Virgen Madre, quiso Dios que aprendieras a escucharlo como hombre; primero en ti, en tu corazón lleno de Él y a Él del todo entregado. Entre exilios, noches de desierto y pérdidas de tu propio hijo y propio Dios, Él te había acostumbrado a ser mujer de silencio, confianza y espera. Aprendiste así que no hay vacío de ti misma que Dios no colme, ni ausencia que no pueda henchirse de esperanza. Por eso, entre la cruz y el Pentecostés, el evangelio no nos dice qué pasó contigo. Prefiere Dios velarlo en una intimidad nupcial en la que nosotros somos engendrados de nuevo. Porque hay un pudor de Dios que Él merecidamente prefiere guardarse, en tanto que nos invita a contemplarlo en adoración.
Lo que sí nos dice el evangelio fue el primer anuncio que recibiste, tan divino como el saludo angélico y tan humano como tu pregunta: "¿Cómo será eso posible…?". ¿Cómo es posible que lo humano dé espacio al mismo Dios para que se hagan ambos verdadera humanidad? "El Espíritu Santo vendrá sobre ti…" (Lucas 1, 34), fue toda la respuesta. Por eso pensamos que la Pascua no habrá sido distinta, sino la intensificación de lo acontecido aquella vez. El Espíritu, habituado a morar en ti y desde ti engrandecerse, te habrá mostrado a tu hijo resucitado como lo más real y, por eso mismo, lo más cargado de misterio. Tú le seguirías haciendo nacer y crecer en los hijos que Él te entregó desde su cruz. Y así la Palabra que un día se hizo carne inmaculada en ti ahora se completa como carne redimida, pan partido y perdón ofrecido por el ancho mundo y sus tiempos.
Porque en tu silencio, Madre, al pie de la cruz y en el silencio de Dios sobre cómo se te mostró tu hijo glorioso, toda dialéctica ha quedado resuelta. La confianza de Cristo hacia el Padre y su grito de abandono al cielo, la luz de la vida y las tinieblas que cubren su santa desnudez, la Pasión del Hijo acogida por la com-pasión de la madre. Toda confrontación empobrecedora y toda antinomia sin salida han sido superadas en tu estar de pie en el amor, que todo lo cree y todo lo soporta. Y este stabat en la hora terrible y en el acontecer de la gloria te hace Iglesia, rostro desfigurado y embellecido, negación perdonada y falta redimida. Te hace ser madre de todos cuando Dios se levanta en silencio ante tu callar y dice: "¡Álzate, esposa mía, hermana mía y ven!" (Cantar 2, 10).

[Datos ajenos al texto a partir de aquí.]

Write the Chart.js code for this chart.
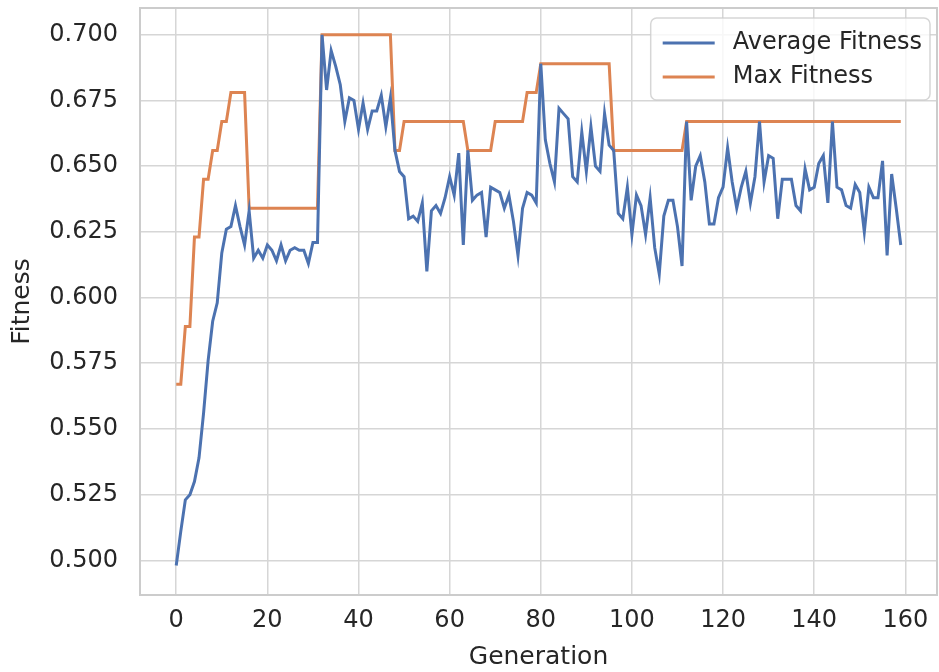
<!DOCTYPE html>
<html>
<head>
<meta charset="utf-8">
<title>Fitness</title>
<script src="https://cdn.jsdelivr.net/npm/chart.js@4.4.1/dist/chart.umd.min.js"></script>
<style>
  html, body { margin: 0; padding: 0; background: #fff; }
</style>
</head>
<body>
<canvas id="fitChart" width="939" height="672"></canvas>
<script>
// data, one row per 16 generations
const avgFitness = [
  0.498, 0.511, 0.523, 0.525, 0.530, 0.539, 0.556, 0.576, 0.591, 0.598, 0.617, 0.626, 0.627, 0.635, 0.627, 0.620,
  0.633, 0.615, 0.618, 0.615, 0.620, 0.618, 0.614, 0.620, 0.614, 0.618, 0.619, 0.618, 0.618, 0.613, 0.621, 0.621,
  0.700, 0.679, 0.694, 0.688, 0.681, 0.667, 0.676, 0.675, 0.664, 0.674, 0.664, 0.671, 0.671, 0.677, 0.665, 0.676,
  0.656, 0.648, 0.646, 0.630, 0.631, 0.629, 0.636, 0.610, 0.633, 0.635, 0.632, 0.638, 0.646, 0.639, 0.655, 0.620,
  0.656, 0.637, 0.639, 0.640, 0.623, 0.642, 0.641, 0.640, 0.634, 0.639, 0.629, 0.616, 0.634, 0.640, 0.639, 0.636,
  0.689, 0.660, 0.651, 0.644, 0.672, 0.670, 0.668, 0.646, 0.644, 0.663, 0.648, 0.665, 0.650, 0.648, 0.670, 0.658,
  0.656, 0.632, 0.630, 0.642, 0.624, 0.639, 0.635, 0.624, 0.638, 0.619, 0.609, 0.631, 0.637, 0.637, 0.627, 0.612,
  0.667, 0.637, 0.650, 0.654, 0.644, 0.628, 0.628, 0.638, 0.642, 0.657, 0.644, 0.634, 0.642, 0.648, 0.636, 0.646,
  0.667, 0.644, 0.654, 0.653, 0.630, 0.645, 0.645, 0.645, 0.635, 0.633, 0.649, 0.641, 0.642, 0.651, 0.654, 0.636,
  0.667, 0.642, 0.641, 0.635, 0.634, 0.643, 0.640, 0.625, 0.642, 0.638, 0.638, 0.652, 0.616, 0.647, 0.634, 0.620
];

const maxFitness = [
  0.567, 0.567, 0.589, 0.589, 0.623, 0.623, 0.645, 0.645, 0.656, 0.656, 0.667, 0.667, 0.678, 0.678, 0.678, 0.678,
  0.634, 0.634, 0.634, 0.634, 0.634, 0.634, 0.634, 0.634, 0.634, 0.634, 0.634, 0.634, 0.634, 0.634, 0.634, 0.634,
  0.700, 0.700, 0.700, 0.700, 0.700, 0.700, 0.700, 0.700, 0.700, 0.700, 0.700, 0.700, 0.700, 0.700, 0.700, 0.700,
  0.656, 0.656, 0.667, 0.667, 0.667, 0.667, 0.667, 0.667, 0.667, 0.667, 0.667, 0.667, 0.667, 0.667, 0.667, 0.667,
  0.656, 0.656, 0.656, 0.656, 0.656, 0.656, 0.667, 0.667, 0.667, 0.667, 0.667, 0.667, 0.667, 0.678, 0.678, 0.678,
  0.689, 0.689, 0.689, 0.689, 0.689, 0.689, 0.689, 0.689, 0.689, 0.689, 0.689, 0.689, 0.689, 0.689, 0.689, 0.689,
  0.656, 0.656, 0.656, 0.656, 0.656, 0.656, 0.656, 0.656, 0.656, 0.656, 0.656, 0.656, 0.656, 0.656, 0.656, 0.656,
  0.667, 0.667, 0.667, 0.667, 0.667, 0.667, 0.667, 0.667, 0.667, 0.667, 0.667, 0.667, 0.667, 0.667, 0.667, 0.667,
  0.667, 0.667, 0.667, 0.667, 0.667, 0.667, 0.667, 0.667, 0.667, 0.667, 0.667, 0.667, 0.667, 0.667, 0.667, 0.667,
  0.667, 0.667, 0.667, 0.667, 0.667, 0.667, 0.667, 0.667, 0.667, 0.667, 0.667, 0.667, 0.667, 0.667, 0.667, 0.667
];

// generation index of each point
const generations = avgFitness.map((v, i) => i);

const xTicks = [0, 20, 40, 60, 80, 100, 120, 140, 160];
const yTicks = [0.500, 0.525, 0.550, 0.575, 0.600, 0.625, 0.650, 0.675, 0.700];

const FONT = '"DejaVu Sans", sans-serif';
const TEXT = '#262626';
const GRID = '#d6d6d6';

// рамка вокруг области графика (как у seaborn whitegrid)
const frame = {
  id: 'frame',
  beforeDatasetsDraw(chart) {
    const { ctx, chartArea: a } = chart;
    ctx.save();
    ctx.strokeStyle = '#cccccc';
    ctx.lineWidth = 2;
    ctx.strokeRect(a.left, a.top, a.width, a.height);
    ctx.restore();
  }
};

// легенда внутри области графика, справа сверху
const legendBox = {
  id: 'legendBox',
  afterDatasetsDraw(chart) {
    const { ctx, chartArea } = chart;
    const sets = chart.data.datasets;
    ctx.save();
    ctx.font = '24px ' + FONT;
    const textW = Math.max(...sets.map(d => ctx.measureText(d.label).width));
    const w = 12 + 52 + 18 + textW + 8;
    const h = 82;
    const x = chartArea.right - 7 - w;
    const y = chartArea.top + 10;
    ctx.beginPath();
    ctx.roundRect(x, y, w, h, 6);
    ctx.fillStyle = 'rgba(255,255,255,0.8)';
    ctx.fill();
    ctx.strokeStyle = 'rgba(204,204,204,0.8)';
    ctx.lineWidth = 1.5;
    ctx.stroke();
    sets.forEach((d, i) => {
      const cy = y + 25 + i * 34;
      ctx.strokeStyle = d.borderColor;
      ctx.lineWidth = 3;
      ctx.beginPath();
      ctx.moveTo(x + 12, cy);
      ctx.lineTo(x + 64, cy);
      ctx.stroke();
      ctx.fillStyle = TEXT;
      ctx.textBaseline = 'middle';
      ctx.fillText(d.label, x + 82, cy);
    });
    ctx.restore();
  }
};

const ctx = document.getElementById('fitChart');
const fitChart = new Chart(ctx, {
  type: 'line',
  data: {
    labels: generations,
    datasets: [{
      label: 'Average Fitness',
      data: avgFitness,
      borderColor: '#4c72b0',
      borderWidth: 3,
      pointRadius: 0,
      tension: 0,
      fill: false
    }, {
      label: 'Max Fitness',
      data: maxFitness,
      borderColor: '#dd8452',
      borderWidth: 3,
      pointRadius: 0,
      tension: 0,
      fill: false
    }]
  },
  options: {
    responsive: false,
    animation: false,
    devicePixelRatio: 1,
    layout: {
      padding: { top: 8, right: 2, left: 0, bottom: 0 }
    },
    plugins: {
      legend: { display: false },
      tooltip: { enabled: false }
    },
    scales: {
      x: {
        type: 'linear',
        min: -7.95,
        max: 166.95,
        afterBuildTicks: s => { s.ticks = xTicks.map(v => ({ value: v })); },
        afterFit: s => { s.height = 77; s.paddingLeft = 0; s.paddingRight = 0; },
        grid: { color: GRID, lineWidth: 1.5, drawTicks: false },
        border: { display: false },
        ticks: {
          font: { family: FONT, size: 24 },
          color: TEXT,
          padding: 11,
          maxRotation: 0,
          autoSkip: false,
          callback: v => String(v)
        },
        title: {
          display: true,
          text: 'Generation',
          font: { family: FONT, size: 25 },
          color: TEXT,
          padding: { top: 0, bottom: 0 }
        }
      },
      y: {
        min: 0.4868,
        max: 0.7102,
        afterBuildTicks: s => { s.ticks = yTicks.map(v => ({ value: v })); },
        afterFit: s => { s.width = 140; s.paddingTop = 0; s.paddingBottom = 0; },
        grid: { color: GRID, lineWidth: 1.5, drawTicks: false },
        border: { display: false },
        ticks: {
          font: { family: FONT, size: 24 },
          color: TEXT,
          padding: 22,
          autoSkip: false,
          callback: v => v.toFixed(3)
        },
        title: {
          display: true,
          text: 'Fitness',
          font: { family: FONT, size: 25 },
          color: TEXT,
          padding: { top: 7, bottom: 0 }
        }
      }
    }
  },
  plugins: [frame, legendBox]
});
</script>
</body>
</html>
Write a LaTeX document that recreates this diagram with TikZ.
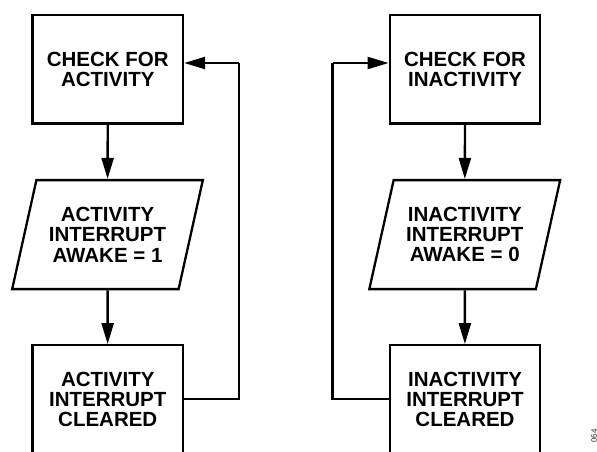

Santa María, el silencio sobre tu encuentro con Cristo resucitado nos enseña a hacer silencio también nosotros y aprender a compadecer. Porque nuestra propia humanidad debe henchirse de su presencia; nuestros desiertos y pérdidas, responder a la esperanza. Y nuestra pregunta: "¿Cómo será esto posible?" se abre al Espíritu que levanta lo caído y salva lo enfermo. Desde allí salimos, paso a paso en nuestro andar, donde encontramos a Dios como prójimo. Entonces toda incredulidad y desconcierto se iluminan al reconocerle, tan dentro para colmarnos y tan real para hacernos nacer de nuevo.